WHAT TO DO
Output the data word for word, dropping every image.

DATA PROVIDED
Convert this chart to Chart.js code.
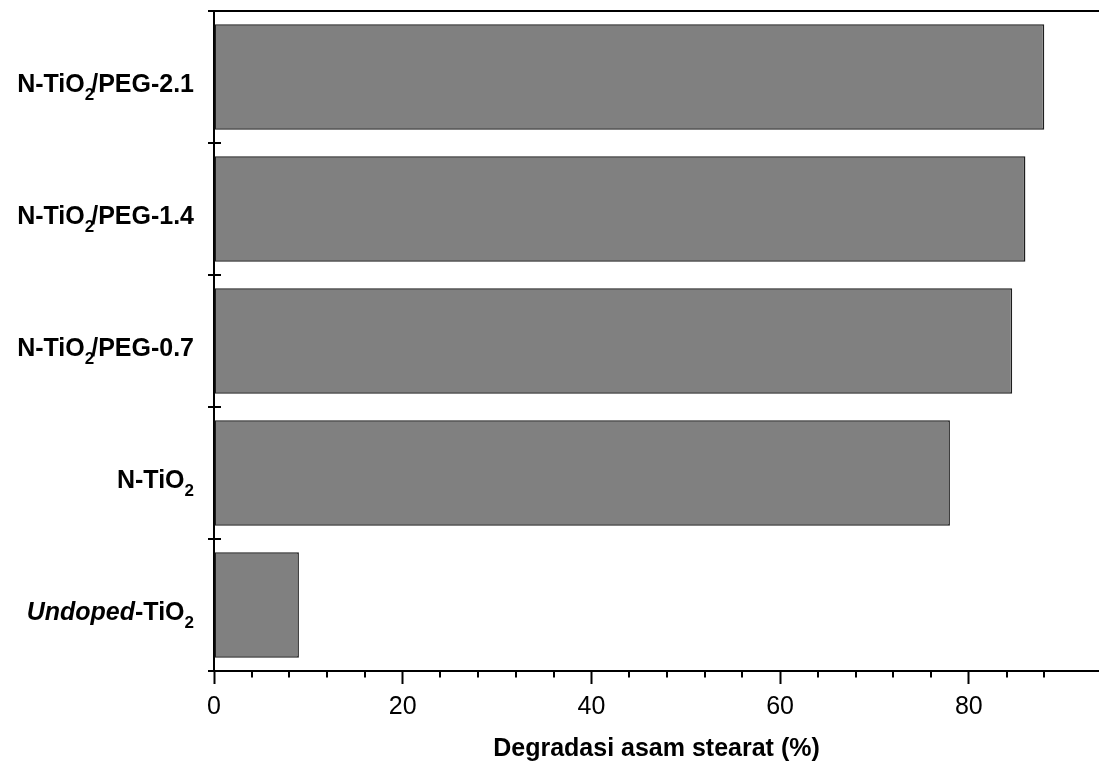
<!DOCTYPE html>
<html>
<head>
<meta charset="utf-8">
<script src="https://cdn.jsdelivr.net/npm/chart.js@4.4.1/dist/chart.umd.min.js"></script>
<style>
  html, body { margin: 0; padding: 0; background: #ffffff; }
  canvas { display: block; }
</style>
</head>
<body>
<canvas id="chart" width="1099" height="767"></canvas>
<script>
// Samples, top to bottom
const categories = ['N-TiO2/PEG-2.1', 'N-TiO2/PEG-1.4', 'N-TiO2/PEG-0.7', 'N-TiO2', 'Undoped-TiO2'];
// Stearic acid degradation (%)
const degradation = [88, 86, 84.6, 78, 9];
// x axis: labelled every 20, minor marks every 4
const xMajorStep = 20;
const xMinorStep = 4;
const xMin = 0;
const xMax = 93.8;
const xTitle = 'Degradasi asam stearat (%)';

const FONT = '"Liberation Sans", Arial, Helvetica, sans-serif';

// Split a sample name into styled runs: italic prefix, "TiO" + subscript 2
function richLabel(name) {
  const runs = [];
  let rest = name;
  if (rest.startsWith('Undoped')) {
    runs.push({ text: 'Undoped', style: 'italic' });
    rest = rest.slice('Undoped'.length);
  }
  const parts = rest.split('O2');
  parts.forEach((p, i) => {
    if (i > 0) runs.push({ text: '2', style: 'sub' });
    const t = (i < parts.length - 1) ? p + 'O' : p;
    if (t) runs.push({ text: t, style: 'bold' });
  });
  return runs;
}

function runFont(style) {
  if (style === 'italic') return 'italic bold 25px ' + FONT;
  if (style === 'sub') return 'bold 17px ' + FONT;
  return 'bold 25px ' + FONT;
}

const framePlugin = {
  id: 'frame',
  afterDraw(chart) {
    const ctx = chart.ctx;
    const area = chart.chartArea;
    const xs = chart.scales.x;
    const ys = chart.scales.y;
    ctx.save();
    ctx.strokeStyle = '#000000';
    ctx.fillStyle = '#000000';

    // top frame line
    ctx.lineWidth = 2;
    ctx.beginPath();
    ctx.moveTo(area.left - 1, area.top);
    ctx.lineTo(area.right, area.top);
    ctx.stroke();

    // minor marks on the x axis
    ctx.lineWidth = 2;
    xs.ticks.forEach(t => {
      if (t.value % xMinorStep === 0 && t.value % xMajorStep !== 0) {
        const px = Math.round(xs.getPixelForValue(t.value));
        ctx.beginPath();
        ctx.moveTo(px, area.bottom);
        ctx.lineTo(px, area.bottom + 6.5);
        ctx.stroke();
      }
    });

    // category boundary marks crossing the y axis
    const n = categories.length;
    const half = (ys.getPixelForValue(1) - ys.getPixelForValue(0)) / 2;
    for (let i = 0; i <= n; i++) {
      const py = i < n ? ys.getPixelForValue(i) - half : ys.getPixelForValue(n - 1) + half;
      ctx.beginPath();
      ctx.moveTo(area.left - 6, Math.round(py));
      ctx.lineTo(area.left + 7, Math.round(py));
      ctx.stroke();
    }

    // sample names with subscripts
    ctx.textBaseline = 'alphabetic';
    ctx.textAlign = 'left';
    const rightX = 194;
    categories.forEach((name, i) => {
      const runs = richLabel(name);
      let total = 0;
      runs.forEach((r, k) => {
        ctx.font = runFont(r.style);
        const tuck = (r.style === 'sub' && k < runs.length - 1) ? -3 : 0;
        r.w = ctx.measureText(r.text).width + tuck;
        total += r.w;
      });
      let x = rightX - total;
      const base = ys.getPixelForValue(i) + 15;
      runs.forEach(r => {
        ctx.font = runFont(r.style);
        ctx.fillText(r.text, x, r.style === 'sub' ? base + 8 : base);
        x += r.w;
      });
    });
    ctx.restore();
  }
};

new Chart(document.getElementById('chart'), {
  type: 'bar',
  data: {
    labels: categories,
    datasets: [{
      data: degradation,
      backgroundColor: '#808080',
      borderColor: '#1e1e1e',
      borderWidth: 1.5,
      borderSkipped: false,
      barPercentage: 0.8,
      categoryPercentage: 1.0
    }]
  },
  options: {
    indexAxis: 'y',
    responsive: false,
    animation: false,
    devicePixelRatio: 1,
    layout: { padding: { top: 11, right: 0, left: 0, bottom: 0 } },
    plugins: {
      legend: { display: false },
      tooltip: { enabled: false }
    },
    scales: {
      x: {
        type: 'linear',
        min: xMin,
        max: xMax,
        afterBuildTicks(scale) {
          scale.ticks = scale.ticks.filter(t => t.value % xMinorStep === 0);
        },
        afterFit(scale) { scale.height = 96; },
        ticks: {
          stepSize: xMinorStep,
          autoSkip: false,
          maxRotation: 0,
          padding: 8,
          color: '#000000',
          font: { family: FONT, size: 25 },
          callback: v => (v % xMajorStep === 0 ? String(v) : '')
        },
        grid: {
          display: true,
          drawOnChartArea: false,
          drawTicks: true,
          tickLength: 13,
          tickWidth: 2,
          tickColor: ctx => (ctx.tick && ctx.tick.value % xMajorStep === 0 ? '#000000' : 'rgba(0,0,0,0)')
        },
        border: { display: true, color: '#000000', width: 2 },
        title: {
          display: true,
          text: xTitle,
          color: '#000000',
          font: { family: FONT, size: 25, weight: 'bold' },
          padding: { top: 4, bottom: 3 }
        }
      },
      y: {
        type: 'category',
        offset: true,
        afterFit(scale) { scale.width = 214; },
        ticks: { display: false },
        grid: { display: false, drawTicks: false },
        border: { display: true, color: '#000000', width: 2 }
      }
    }
  },
  plugins: [framePlugin]
});
</script>
</body>
</html>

SOLUTION FOR THIS EXERCISE
Convert this chart to Chart.js code.
<!DOCTYPE html>
<html>
<head>
<meta charset="utf-8">
<script src="https://cdn.jsdelivr.net/npm/chart.js@4.4.1/dist/chart.umd.min.js"></script>
<style>
  html, body { margin: 0; padding: 0; background: #ffffff; }
  canvas { display: block; }
</style>
</head>
<body>
<canvas id="chart" width="1099" height="767"></canvas>
<script>
// Samples, top to bottom
const categories = ['N-TiO2/PEG-2.1', 'N-TiO2/PEG-1.4', 'N-TiO2/PEG-0.7', 'N-TiO2', 'Undoped-TiO2'];
// Stearic acid degradation (%)
const degradation = [88, 86, 84.6, 78, 9];
// x axis: labelled every 20, minor marks every 4
const xMajorStep = 20;
const xMinorStep = 4;
const xMin = 0;
const xMax = 93.8;
const xTitle = 'Degradasi asam stearat (%)';

const FONT = '"Liberation Sans", Arial, Helvetica, sans-serif';

// Split a sample name into styled runs: italic prefix, "TiO" + subscript 2
function richLabel(name) {
  const runs = [];
  let rest = name;
  if (rest.startsWith('Undoped')) {
    runs.push({ text: 'Undoped', style: 'italic' });
    rest = rest.slice('Undoped'.length);
  }
  const parts = rest.split('O2');
  parts.forEach((p, i) => {
    if (i > 0) runs.push({ text: '2', style: 'sub' });
    const t = (i < parts.length - 1) ? p + 'O' : p;
    if (t) runs.push({ text: t, style: 'bold' });
  });
  return runs;
}

function runFont(style) {
  if (style === 'italic') return 'italic bold 25px ' + FONT;
  if (style === 'sub') return 'bold 17px ' + FONT;
  return 'bold 25px ' + FONT;
}

const framePlugin = {
  id: 'frame',
  afterDraw(chart) {
    const ctx = chart.ctx;
    const area = chart.chartArea;
    const xs = chart.scales.x;
    const ys = chart.scales.y;
    ctx.save();
    ctx.strokeStyle = '#000000';
    ctx.fillStyle = '#000000';

    // top frame line
    ctx.lineWidth = 2;
    ctx.beginPath();
    ctx.moveTo(area.left - 1, area.top);
    ctx.lineTo(area.right, area.top);
    ctx.stroke();

    // minor marks on the x axis
    ctx.lineWidth = 2;
    xs.ticks.forEach(t => {
      if (t.value % xMinorStep === 0 && t.value % xMajorStep !== 0) {
        const px = Math.round(xs.getPixelForValue(t.value));
        ctx.beginPath();
        ctx.moveTo(px, area.bottom);
        ctx.lineTo(px, area.bottom + 6.5);
        ctx.stroke();
      }
    });

    // category boundary marks crossing the y axis
    const n = categories.length;
    const half = (ys.getPixelForValue(1) - ys.getPixelForValue(0)) / 2;
    for (let i = 0; i <= n; i++) {
      const py = i < n ? ys.getPixelForValue(i) - half : ys.getPixelForValue(n - 1) + half;
      ctx.beginPath();
      ctx.moveTo(area.left - 6, Math.round(py));
      ctx.lineTo(area.left + 7, Math.round(py));
      ctx.stroke();
    }

    // sample names with subscripts
    ctx.textBaseline = 'alphabetic';
    ctx.textAlign = 'left';
    const rightX = 194;
    categories.forEach((name, i) => {
      const runs = richLabel(name);
      let total = 0;
      runs.forEach((r, k) => {
        ctx.font = runFont(r.style);
        const tuck = (r.style === 'sub' && k < runs.length - 1) ? -3 : 0;
        r.w = ctx.measureText(r.text).width + tuck;
        total += r.w;
      });
      let x = rightX - total;
      const base = ys.getPixelForValue(i) + 15;
      runs.forEach(r => {
        ctx.font = runFont(r.style);
        ctx.fillText(r.text, x, r.style === 'sub' ? base + 8 : base);
        x += r.w;
      });
    });
    ctx.restore();
  }
};

new Chart(document.getElementById('chart'), {
  type: 'bar',
  data: {
    labels: categories,
    datasets: [{
      data: degradation,
      backgroundColor: '#808080',
      borderColor: '#1e1e1e',
      borderWidth: 1.5,
      borderSkipped: false,
      barPercentage: 0.8,
      categoryPercentage: 1.0
    }]
  },
  options: {
    indexAxis: 'y',
    responsive: false,
    animation: false,
    devicePixelRatio: 1,
    layout: { padding: { top: 11, right: 0, left: 0, bottom: 0 } },
    plugins: {
      legend: { display: false },
      tooltip: { enabled: false }
    },
    scales: {
      x: {
        type: 'linear',
        min: xMin,
        max: xMax,
        afterBuildTicks(scale) {
          scale.ticks = scale.ticks.filter(t => t.value % xMinorStep === 0);
        },
        afterFit(scale) { scale.height = 96; },
        ticks: {
          stepSize: xMinorStep,
          autoSkip: false,
          maxRotation: 0,
          padding: 8,
          color: '#000000',
          font: { family: FONT, size: 25 },
          callback: v => (v % xMajorStep === 0 ? String(v) : '')
        },
        grid: {
          display: true,
          drawOnChartArea: false,
          drawTicks: true,
          tickLength: 13,
          tickWidth: 2,
          tickColor: ctx => (ctx.tick && ctx.tick.value % xMajorStep === 0 ? '#000000' : 'rgba(0,0,0,0)')
        },
        border: { display: true, color: '#000000', width: 2 },
        title: {
          display: true,
          text: xTitle,
          color: '#000000',
          font: { family: FONT, size: 25, weight: 'bold' },
          padding: { top: 4, bottom: 3 }
        }
      },
      y: {
        type: 'category',
        offset: true,
        afterFit(scale) { scale.width = 214; },
        ticks: { display: false },
        grid: { display: false, drawTicks: false },
        border: { display: true, color: '#000000', width: 2 }
      }
    }
  },
  plugins: [framePlugin]
});
</script>
</body>
</html>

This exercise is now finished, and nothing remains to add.